Tuesday, February 08, 2005

Robert Langlands

Robert Langlands is giving a public talk at TIFR today evening. Here's a news report about the talk from today's Times of India.

  • Math luminary to show old masters' modern magic.
    What Langlands does has arguably had the most profound influence on the course of number theory in the last 50 years. Thanks to Langlands' own unifying insights, two vibrant mathematical areas — representation theory of Lie groups and number theory — are now seen as intimately entwined, resulting in a burst of creative research. An outstanding example is Andrew Wiles's proof of Fermat's Last Theorem.

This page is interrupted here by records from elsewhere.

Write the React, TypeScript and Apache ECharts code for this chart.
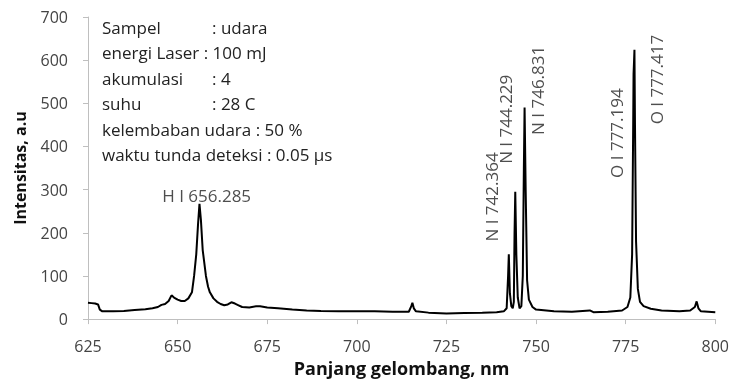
import React, { useEffect, useRef } from "react";
import * as echarts from "echarts";

const wavelengths = [
  625, 626, 627, 627.8, 628.3, 629, 632, 635, 638, 641, 643, 644.5, 645.5, 646.5, 647.5, 648.3, 649, 650, 651, 652, 653, 654,
  654.6, 655.2, 655.7, 656.1, 656.5, 657.0, 657.9, 658.5, 659, 660, 661, 662, 663, 664, 665, 666, 667, 668, 670, 672, 673, 675,
  678, 682, 686, 690, 695, 700, 705, 710, 714.5, 715.2, 715.5, 715.9, 716.5, 720, 725, 730, 735, 739, 741, 741.8, 742.2, 742.4,
  742.7, 743.1, 743.5, 743.8, 744.0, 744.2, 744.5, 744.9, 745.4, 745.9, 746.3, 746.6, 746.8, 747.1, 747.5, 748, 749, 750, 755,
  760, 765, 766, 770, 774, 775.5, 776.3, 776.8, 777.1, 777.2, 777.35, 777.45, 777.6, 777.9, 778.4, 779, 780, 782, 785, 790, 793,
  794.3, 794.8, 795.3, 796, 800,
];
const intensities = [
  38, 37, 36, 34, 22, 18, 18, 19, 21, 23, 25, 28, 33, 35, 42, 55, 50, 45, 42, 42, 48, 62,
  100, 150, 220, 267, 230, 160, 100, 75, 62, 48, 40, 35, 32, 34, 39, 36, 32, 28, 27, 30, 30, 27,
  25, 22, 20, 19, 18, 18, 18, 17, 17, 30, 38, 25, 18, 15, 13, 14, 15, 16, 18, 25, 100, 150,
  60, 30, 25, 40, 200, 295, 150, 50, 25, 30, 100, 350, 490, 300, 90, 45, 28, 22, 18,
  17, 20, 16, 17, 20, 28, 50, 150, 450, 567, 600, 624, 450, 180, 70, 40, 30, 24, 20, 18, 20,
  28, 41, 25, 18, 16,
];

const peakLabels = ["H I 656.285", "N I 742.364", "N I 744.229", "N I 746.831", "O I 777.194", "O I 777.417"];
const peakLabelX = [658.1, 737.5, 741.6, 750.3, 772.5, 783.7];
const peakLabelY = [286, 283, 463, 530, 431, 555];
const peakLabelRotate = [0, 90, 90, 90, 90, 90];

const infoLabels = ["Sampel", "energi Laser : 100 mJ", "akumulasi", "suhu", "kelembaban udara : 50 %", "waktu tunda deteksi : 0.05 µs"];
const infoValues = [": udara", "", ": 4", ": 28 C", "", ""];

const xTicks = { min: 625, max: 800, interval: 25 };
const yTicks = { min: 0, max: 700, interval: 100 };

const FONT = "'Open Sans'";

export default function App() {
  const ref = useRef<HTMLDivElement>(null);
  useEffect(() => {
    if (!ref.current) return;
    const chart = echarts.init(ref.current, null, { renderer: "svg" });
    const lineData = wavelengths.map((w, i) => [w, intensities[i]]);
    const annData = peakLabels.map((t, i) => ({
      value: [peakLabelX[i], peakLabelY[i]],
      label: { show: true, formatter: t, rotate: peakLabelRotate[i], position: "inside" },
    }));
    const graphics: any[] = [];
    infoLabels.forEach((t, i) => {
      const y = 27 + i * 25.5;
      graphics.push({
        type: "text",
        x: 102,
        y,
        style: { text: t, font: `17px ${FONT}`, fill: "#222", textVerticalAlign: "middle" },
      });
      if (infoValues[i]) {
        graphics.push({
          type: "text",
          x: 212,
          y,
          style: { text: infoValues[i], font: `17px ${FONT}`, fill: "#222", textVerticalAlign: "middle" },
        });
      }
    });
    chart.setOption({
      animation: false,
      grid: { left: 88, right: 15, top: 17, bottom: 61, containLabel: false },
      xAxis: {
        type: "value",
        min: xTicks.min,
        max: xTicks.max,
        interval: xTicks.interval,
        name: "Panjang gelombang, nm",
        nameLocation: "middle",
        nameGap: 38,
        nameTextStyle: { fontFamily: FONT, fontSize: 18, fontWeight: "bold", color: "#111" },
        axisLine: { lineStyle: { color: "#BFBFBF", width: 1 } },
        axisTick: { show: true, length: 5, lineStyle: { color: "#BFBFBF" } },
        axisLabel: { fontFamily: FONT, fontSize: 16, color: "#444", margin: 19 },
        splitLine: { show: false },
      },
      yAxis: {
        type: "value",
        min: yTicks.min,
        max: yTicks.max,
        interval: yTicks.interval,
        name: "Intensitas, a.u",
        nameLocation: "middle",
        nameGap: 60,
        nameTextStyle: { fontFamily: FONT, fontSize: 16, fontWeight: "bold", color: "#111" },
        axisLine: { show: true, lineStyle: { color: "#BFBFBF", width: 1 } },
        axisTick: { show: true, length: 5, lineStyle: { color: "#BFBFBF" } },
        axisLabel: { fontFamily: FONT, fontSize: 16, color: "#444", margin: 20 },
        splitLine: { show: false },
      },
      series: [
        {
          type: "line",
          data: lineData,
          showSymbol: false,
          symbol: "none",
          lineStyle: { color: "#000", width: 2 },
          silent: true,
        },
        {
          type: "scatter",
          data: annData,
          symbolSize: 1,
          itemStyle: { color: "rgba(0,0,0,0)" },
          label: { fontFamily: FONT, fontSize: 17, color: "#222" },
          silent: true,
        },
      ],
      graphic: graphics,
    });
    return () => chart.dispose();
  }, []);
  return <div ref={ref} style={{ position: "fixed", left: 0, top: 0, width: 732, height: 382 }} />;
}
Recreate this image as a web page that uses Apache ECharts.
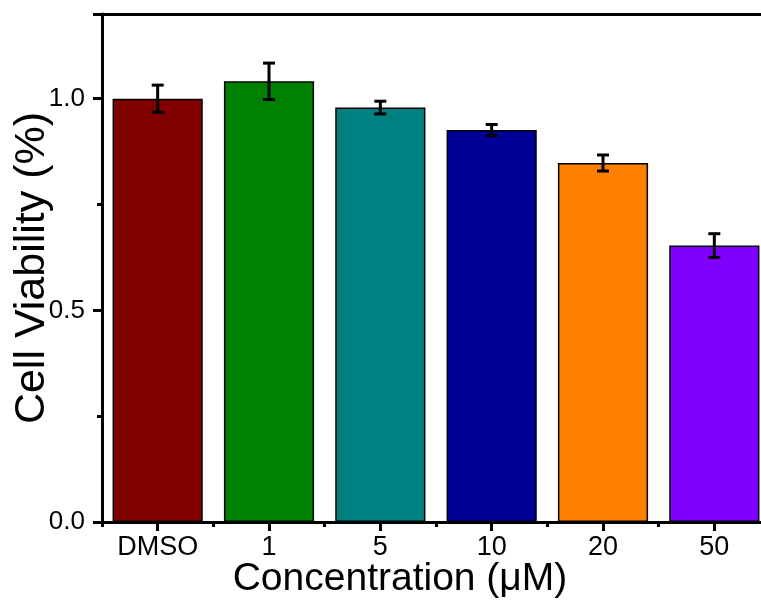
<!DOCTYPE html>
<html>
<head>
<meta charset="utf-8">
<script src="https://cdn.jsdelivr.net/npm/echarts@6/dist/echarts.min.js"></script>
<style>
  html, body { margin: 0; padding: 0; background: #fff; }
  #chart { width: 761px; height: 603px; }
</style>
</head>
<body>
<div id="chart"></div>
<script>
// ── Data ─────────────────────────────────────────────────────────────────
const categories = ['DMSO', '1', '5', '10', '20', '50'];
const viability  = [1.000, 1.041, 0.979, 0.926, 0.848, 0.653];
const errors     = [0.032, 0.043, 0.015, 0.013, 0.019, 0.028];
const barColors  = ['#800000', '#008000', '#008080', '#000099', '#FF8000', '#8000FF'];
const yTicks     = [0.0, 0.5, 1.0];

const FONT = 'Liberation Sans, Arial, sans-serif';

const chart = echarts.init(document.getElementById('chart'), null, { renderer: 'canvas' });

// error bars: vertical whisker + caps, drawn via the value axis
function renderErrorBar(params, api) {
  const idx = api.value(0);
  const lo = api.coord([idx, api.value(1)]);
  const hi = api.coord([idx, api.value(2)]);
  const half = 6;
  const style = { stroke: '#000', lineWidth: 3 };
  return {
    type: 'group',
    children: [
      { type: 'line', shape: { x1: hi[0], y1: hi[1], x2: lo[0], y2: lo[1] }, style },
      { type: 'line', shape: { x1: hi[0] - half, y1: hi[1], x2: hi[0] + half, y2: hi[1] }, style },
      { type: 'line', shape: { x1: lo[0] - half, y1: lo[1], x2: lo[0] + half, y2: lo[1] }, style },
    ],
  };
}

const axisLine = { show: true, lineStyle: { color: '#000', width: 3 } };

chart.setOption({
  backgroundColor: '#fff',
  animation: false,
  grid: { left: 102, right: -9, top: 14, bottom: 81, outerBoundsMode: 'none', containLabel: false },
  xAxis: [
    {
      type: 'category',
      data: categories,
      position: 'bottom',
      axisLine,
      axisTick: { show: true, alignWithLabel: true, length: 9, lineStyle: { width: 3, color: '#000' } },
      axisLabel: { color: '#000', fontFamily: FONT, fontSize: 27, margin: 12 },
      name: 'Concentration (\u03BCM)',
      nameLocation: 'middle',
      nameMoveOverlap: false,
      nameGap: 38,
      nameTextStyle: { color: '#000', fontFamily: FONT, fontSize: 39, padding: [0, 72, 0, 0] },
    },
    {
      // boundary (minor) ticks between categories
      type: 'category',
      data: categories,
      position: 'bottom',
      axisLine: { show: false },
      axisTick: { show: true, length: 5, lineStyle: { width: 3, color: '#000' } },
      axisLabel: { show: false },
    },
    {
      // top frame line
      type: 'category',
      data: categories,
      position: 'top',
      axisLine,
      axisTick: { show: false },
      axisLabel: { show: false },
    },
  ],
  yAxis: {
    type: 'value',
    min: 0,
    max: 1.2,
    interval: 0.5,
    axisLine,
    axisTick: { show: true, length: 9, lineStyle: { width: 3, color: '#000' } },
    minorTick: { show: true, splitNumber: 2, length: 5, lineStyle: { width: 3, color: '#000' } },
    splitLine: { show: false },
    axisLabel: {
      color: '#000', fontFamily: FONT, fontSize: 26, margin: 17,
      formatter: (v) => (yTicks.includes(v) ? v.toFixed(1) : ''),
    },
    name: 'Cell Viability (%)',
    nameLocation: 'middle',
    nameMoveOverlap: false,
    nameGap: 48,
    nameTextStyle: { color: '#000', fontFamily: FONT, fontSize: 43 },
  },
  series: [
    {
      type: 'bar',
      xAxisIndex: 0,
      barCategoryGap: '19%',
      data: viability.map((v, i) => ({
        value: v,
        itemStyle: { color: barColors[i], borderColor: '#000', borderWidth: 1.5 },
      })),
    },
    {
      type: 'custom',
      xAxisIndex: 0,
      renderItem: renderErrorBar,
      z: 10,
      data: viability.map((v, i) => [i, v - errors[i], v + errors[i]]),
    },
  ],
});
</script>
</body>
</html>
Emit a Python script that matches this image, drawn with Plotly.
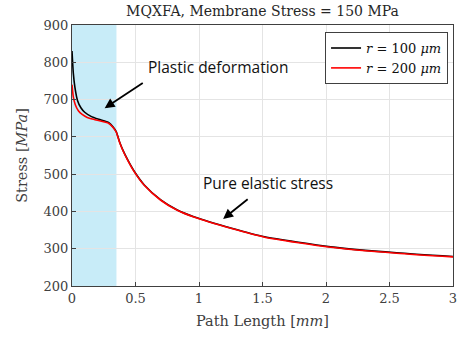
import plotly.graph_objects as go

# Data
x_r100 = [0.0, 0.01, 0.023, 0.044, 0.07, 0.1, 0.15, 0.21, 0.29, 0.322, 0.348, 0.374, 0.4,
          0.439, 0.491, 0.569, 0.699, 0.829, 0.959, 1.257, 1.517, 2.037, 2.556, 3.0]
y_r100 = [830, 772, 733, 697, 678, 666, 655, 647, 638, 627, 614, 587, 565,
          538, 507, 471, 431, 404, 386, 355, 332, 305, 289, 279]
x_r200 = [0.0, 0.01, 0.026, 0.05, 0.08, 0.12, 0.18, 0.29, 0.322, 0.348, 0.374, 0.4,
          0.439, 0.491, 0.569, 0.699, 0.829, 0.959, 1.257, 1.517, 2.037, 2.556, 3.0]
y_r200 = [740, 708, 686, 670, 660, 652, 646, 636, 626, 613, 586, 564,
          537, 506, 470, 430, 403, 385, 354, 331, 304, 288, 278]
plastic_limit = 0.35
x_ticks = [0, 0.5, 1, 1.5, 2, 2.5, 3]
y_ticks = [200, 300, 400, 500, 600, 700, 800, 900]

serif = "DejaVu Serif, serif"
sans = "Open Sans, sans-serif"
fig = go.Figure()
fig.add_trace(go.Scatter(x=x_r100, y=y_r100, mode="lines",
                         line=dict(color="black", width=1.6, shape="spline", smoothing=0.6),
                         name="<i>r</i> = 100 <i>μm</i>"))
fig.add_trace(go.Scatter(x=x_r200, y=y_r200, mode="lines",
                         line=dict(color="#ff0000", width=1.6, shape="spline", smoothing=0.6),
                         name="<i>r</i> = 200 <i>μm</i>"))

fig.add_shape(type="rect", xref="x", yref="paper", x0=0, x1=plastic_limit, y0=0, y1=1,
              fillcolor="#c8ecf8", line_width=0, layer="below")

fig.add_annotation(x=0.257, y=677, ax=0.569, ay=747, xref="x", yref="y", axref="x", ayref="y",
                   showarrow=True, arrowhead=2, arrowsize=1.1, arrowwidth=1.8, arrowcolor="black", text="")
fig.add_annotation(x=0.585, y=787, xref="x", yref="y", text="Plastic deformation", showarrow=False,
                   xanchor="left", yanchor="middle", font=dict(family=sans, size=15.5, color="#111"))
fig.add_annotation(x=1.19, y=380, ax=1.395, ay=436, xref="x", yref="y", axref="x", ayref="y",
                   showarrow=True, arrowhead=2, arrowsize=1.1, arrowwidth=1.8, arrowcolor="black", text="")
fig.add_annotation(x=1.013, y=476, xref="x", yref="y", text="Pure elastic stress", showarrow=False,
                   xanchor="left", yanchor="middle", font=dict(family=sans, size=15.5, color="#111"))

axis_common = dict(showline=True, linecolor="#404040", linewidth=1, mirror=True, ticks="inside", ticklen=4,
                   tickcolor="#404040", showgrid=True, gridcolor="#e4e4e4", gridwidth=1, zeroline=False,
                   tickfont=dict(family=serif, size=13, color="#404040"))
fig.update_xaxes(range=[0, 3], tickvals=x_ticks, ticktext=[str(v) for v in x_ticks],
                 title=dict(text="Path Length [<i>mm</i>]", font=dict(family=serif, size=14.5, color="#404040"),
                            standoff=11),
                 **axis_common)
fig.update_yaxes(range=[200, 900], tickvals=y_ticks,
                 title=dict(text="Stress [<i>MPa</i>]", font=dict(family=serif, size=14.5, color="#404040"),
                            standoff=12),
                 **axis_common)
fig.update_layout(
    width=464, height=337, margin=dict(l=72, r=7, t=25, b=51),
    plot_bgcolor="white", paper_bgcolor="white",
    title=dict(text="MQXFA, Membrane Stress = 150 MPa", x=0.5, xref="paper", xanchor="center",
               y=0.982, yanchor="top", font=dict(family=serif, size=14, color="#262626")),
    legend=dict(x=0.987, y=0.973, xanchor="right", yanchor="top", bordercolor="#404040", borderwidth=1,
                bgcolor="white", font=dict(family=serif, size=13, color="#111"), tracegroupgap=0,
                itemwidth=30),
    showlegend=True,
)
fig.write_html("out.html")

Experts say one reason why this is so important is because it pushes forward the eponymous Langlands Program, which is a set of conjectures suggesting deep and surprising interconnections between arithmetic and symmetry. The programme provides a bi-numerary dictionary of sorts, translating one field into another. In 2002, the proof of another piece of the Langlands Program by the French mathematician Laurent Lafforgue won the Fields Medal, which is often called the Nobel Prize of Mathematics. Langlands is visiting the Tata Institute of Fundamental Research and is to deliver a public lecture on Wednesday at the Homi Bhabha auditorium on ‘Descartes and Fermat: Reading the Ancients as Moderns'.